What is expected: Reproduce exactly, with no pictures, each line from the opening of the material down through the line containing "0.00053, 0.00066, 0.00091, 0.00108, 0.00105, 0.00101, 0.00093]".
──────── Information supplied ────────
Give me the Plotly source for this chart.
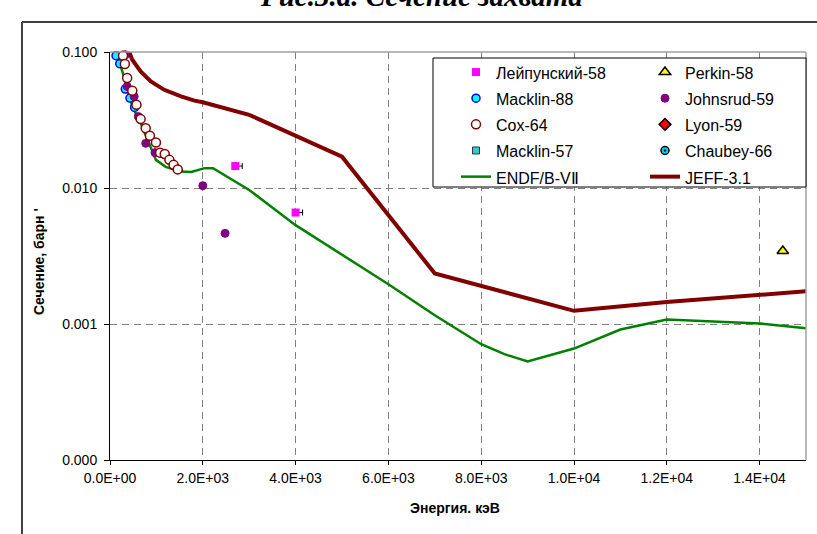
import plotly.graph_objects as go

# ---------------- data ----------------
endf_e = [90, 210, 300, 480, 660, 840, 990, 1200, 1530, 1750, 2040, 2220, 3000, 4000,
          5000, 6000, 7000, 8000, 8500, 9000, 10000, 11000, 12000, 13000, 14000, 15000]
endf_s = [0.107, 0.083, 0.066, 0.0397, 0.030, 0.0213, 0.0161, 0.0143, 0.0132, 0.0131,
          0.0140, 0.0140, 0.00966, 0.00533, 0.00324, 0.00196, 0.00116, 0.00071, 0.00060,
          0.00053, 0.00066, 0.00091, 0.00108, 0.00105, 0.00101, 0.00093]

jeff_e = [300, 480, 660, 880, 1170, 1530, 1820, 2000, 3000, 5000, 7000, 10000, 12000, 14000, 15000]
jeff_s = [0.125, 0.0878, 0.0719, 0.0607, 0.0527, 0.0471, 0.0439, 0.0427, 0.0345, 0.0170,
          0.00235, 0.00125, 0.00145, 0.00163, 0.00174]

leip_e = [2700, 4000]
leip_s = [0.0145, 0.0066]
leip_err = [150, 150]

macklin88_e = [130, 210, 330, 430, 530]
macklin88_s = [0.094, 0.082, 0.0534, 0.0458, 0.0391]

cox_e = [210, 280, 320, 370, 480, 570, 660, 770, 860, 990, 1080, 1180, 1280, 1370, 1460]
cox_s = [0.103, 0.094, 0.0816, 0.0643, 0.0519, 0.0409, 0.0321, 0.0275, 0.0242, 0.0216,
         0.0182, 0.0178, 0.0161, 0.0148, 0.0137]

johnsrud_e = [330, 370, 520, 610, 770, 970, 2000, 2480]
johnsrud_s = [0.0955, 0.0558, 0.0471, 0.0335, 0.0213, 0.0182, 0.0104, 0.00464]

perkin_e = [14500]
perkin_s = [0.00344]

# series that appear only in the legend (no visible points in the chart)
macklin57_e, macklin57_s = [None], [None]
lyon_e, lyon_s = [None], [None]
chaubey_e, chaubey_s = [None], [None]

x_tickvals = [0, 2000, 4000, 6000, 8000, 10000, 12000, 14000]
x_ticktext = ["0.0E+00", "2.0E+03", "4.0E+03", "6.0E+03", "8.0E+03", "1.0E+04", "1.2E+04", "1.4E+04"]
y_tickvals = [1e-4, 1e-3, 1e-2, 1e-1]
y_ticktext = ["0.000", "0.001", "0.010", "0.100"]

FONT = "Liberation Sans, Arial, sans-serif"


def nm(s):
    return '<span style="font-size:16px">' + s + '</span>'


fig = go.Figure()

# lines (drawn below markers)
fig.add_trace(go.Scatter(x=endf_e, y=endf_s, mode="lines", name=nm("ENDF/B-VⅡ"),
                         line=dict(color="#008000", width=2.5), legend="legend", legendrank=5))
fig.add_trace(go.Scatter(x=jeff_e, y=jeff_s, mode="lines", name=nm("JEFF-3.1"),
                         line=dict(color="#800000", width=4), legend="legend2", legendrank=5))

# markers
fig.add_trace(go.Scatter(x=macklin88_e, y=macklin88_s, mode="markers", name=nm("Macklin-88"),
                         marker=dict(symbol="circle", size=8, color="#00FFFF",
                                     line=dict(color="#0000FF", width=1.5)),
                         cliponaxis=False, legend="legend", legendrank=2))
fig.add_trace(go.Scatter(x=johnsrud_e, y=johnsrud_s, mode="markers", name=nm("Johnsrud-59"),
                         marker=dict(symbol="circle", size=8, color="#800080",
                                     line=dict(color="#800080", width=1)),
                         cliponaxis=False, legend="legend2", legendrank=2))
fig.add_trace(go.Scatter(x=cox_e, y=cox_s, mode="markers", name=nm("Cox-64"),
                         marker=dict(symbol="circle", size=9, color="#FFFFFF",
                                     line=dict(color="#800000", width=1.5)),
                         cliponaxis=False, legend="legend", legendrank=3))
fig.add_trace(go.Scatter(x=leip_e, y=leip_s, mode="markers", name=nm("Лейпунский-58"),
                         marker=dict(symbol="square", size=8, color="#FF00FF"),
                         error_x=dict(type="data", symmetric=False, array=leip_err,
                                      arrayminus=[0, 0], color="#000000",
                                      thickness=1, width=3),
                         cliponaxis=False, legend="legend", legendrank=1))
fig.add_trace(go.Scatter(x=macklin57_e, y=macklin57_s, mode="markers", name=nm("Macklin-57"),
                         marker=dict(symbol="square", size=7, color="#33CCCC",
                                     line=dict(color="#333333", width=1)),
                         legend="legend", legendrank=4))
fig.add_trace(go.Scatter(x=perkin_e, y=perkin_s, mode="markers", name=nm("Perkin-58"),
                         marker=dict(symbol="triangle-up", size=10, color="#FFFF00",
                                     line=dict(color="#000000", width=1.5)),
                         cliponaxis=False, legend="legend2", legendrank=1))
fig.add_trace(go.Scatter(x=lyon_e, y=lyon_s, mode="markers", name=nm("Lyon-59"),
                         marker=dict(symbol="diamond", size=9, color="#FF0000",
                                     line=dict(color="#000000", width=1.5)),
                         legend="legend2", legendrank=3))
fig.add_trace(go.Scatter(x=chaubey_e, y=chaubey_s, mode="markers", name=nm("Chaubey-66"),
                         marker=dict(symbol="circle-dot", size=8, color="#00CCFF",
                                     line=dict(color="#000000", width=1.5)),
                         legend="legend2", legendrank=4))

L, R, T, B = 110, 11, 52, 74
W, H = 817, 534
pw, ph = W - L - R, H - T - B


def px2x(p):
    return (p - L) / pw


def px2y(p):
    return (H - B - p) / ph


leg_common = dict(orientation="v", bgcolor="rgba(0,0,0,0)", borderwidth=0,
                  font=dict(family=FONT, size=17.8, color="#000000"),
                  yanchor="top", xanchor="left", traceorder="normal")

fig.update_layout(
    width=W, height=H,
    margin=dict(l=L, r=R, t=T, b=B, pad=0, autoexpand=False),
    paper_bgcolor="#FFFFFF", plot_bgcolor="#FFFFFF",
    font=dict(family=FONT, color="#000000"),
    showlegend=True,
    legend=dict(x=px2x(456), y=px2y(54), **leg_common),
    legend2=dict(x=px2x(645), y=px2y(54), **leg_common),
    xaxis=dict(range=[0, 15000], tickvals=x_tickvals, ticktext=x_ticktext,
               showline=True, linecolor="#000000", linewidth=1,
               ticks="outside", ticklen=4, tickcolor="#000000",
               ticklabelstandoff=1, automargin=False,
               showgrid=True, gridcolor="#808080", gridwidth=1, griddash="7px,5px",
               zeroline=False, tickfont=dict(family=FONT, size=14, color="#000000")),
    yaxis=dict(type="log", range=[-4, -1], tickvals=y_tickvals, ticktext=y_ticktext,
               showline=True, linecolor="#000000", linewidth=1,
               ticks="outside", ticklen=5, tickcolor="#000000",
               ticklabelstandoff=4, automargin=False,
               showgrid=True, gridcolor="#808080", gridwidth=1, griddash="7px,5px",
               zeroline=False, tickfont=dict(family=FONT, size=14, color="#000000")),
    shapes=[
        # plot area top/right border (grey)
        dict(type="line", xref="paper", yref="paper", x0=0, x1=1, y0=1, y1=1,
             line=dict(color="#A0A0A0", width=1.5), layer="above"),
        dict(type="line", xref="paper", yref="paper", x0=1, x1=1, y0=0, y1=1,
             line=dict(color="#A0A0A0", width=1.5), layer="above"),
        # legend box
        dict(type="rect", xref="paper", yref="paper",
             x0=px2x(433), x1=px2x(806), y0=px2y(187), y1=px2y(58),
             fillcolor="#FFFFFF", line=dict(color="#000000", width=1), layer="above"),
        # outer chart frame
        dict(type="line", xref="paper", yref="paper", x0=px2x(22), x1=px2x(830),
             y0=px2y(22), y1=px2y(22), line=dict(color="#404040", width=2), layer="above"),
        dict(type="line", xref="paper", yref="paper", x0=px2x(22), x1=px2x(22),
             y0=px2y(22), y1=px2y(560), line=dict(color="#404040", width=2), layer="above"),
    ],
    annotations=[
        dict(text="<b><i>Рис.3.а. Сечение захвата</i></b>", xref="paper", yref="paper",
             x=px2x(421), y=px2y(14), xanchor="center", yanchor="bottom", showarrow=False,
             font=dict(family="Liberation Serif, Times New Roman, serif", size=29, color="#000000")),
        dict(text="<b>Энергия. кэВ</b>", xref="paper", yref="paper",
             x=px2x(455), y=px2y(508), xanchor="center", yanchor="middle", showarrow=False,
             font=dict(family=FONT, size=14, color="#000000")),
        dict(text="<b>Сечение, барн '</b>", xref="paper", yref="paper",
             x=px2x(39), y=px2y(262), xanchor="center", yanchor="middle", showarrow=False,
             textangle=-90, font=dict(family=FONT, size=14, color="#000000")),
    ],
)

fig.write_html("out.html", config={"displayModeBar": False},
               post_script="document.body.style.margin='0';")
────────
Full solution:
Give me the Plotly source for this chart.
import plotly.graph_objects as go

# ---------------- data ----------------
endf_e = [90, 210, 300, 480, 660, 840, 990, 1200, 1530, 1750, 2040, 2220, 3000, 4000,
          5000, 6000, 7000, 8000, 8500, 9000, 10000, 11000, 12000, 13000, 14000, 15000]
endf_s = [0.107, 0.083, 0.066, 0.0397, 0.030, 0.0213, 0.0161, 0.0143, 0.0132, 0.0131,
          0.0140, 0.0140, 0.00966, 0.00533, 0.00324, 0.00196, 0.00116, 0.00071, 0.00060,
          0.00053, 0.00066, 0.00091, 0.00108, 0.00105, 0.00101, 0.00093]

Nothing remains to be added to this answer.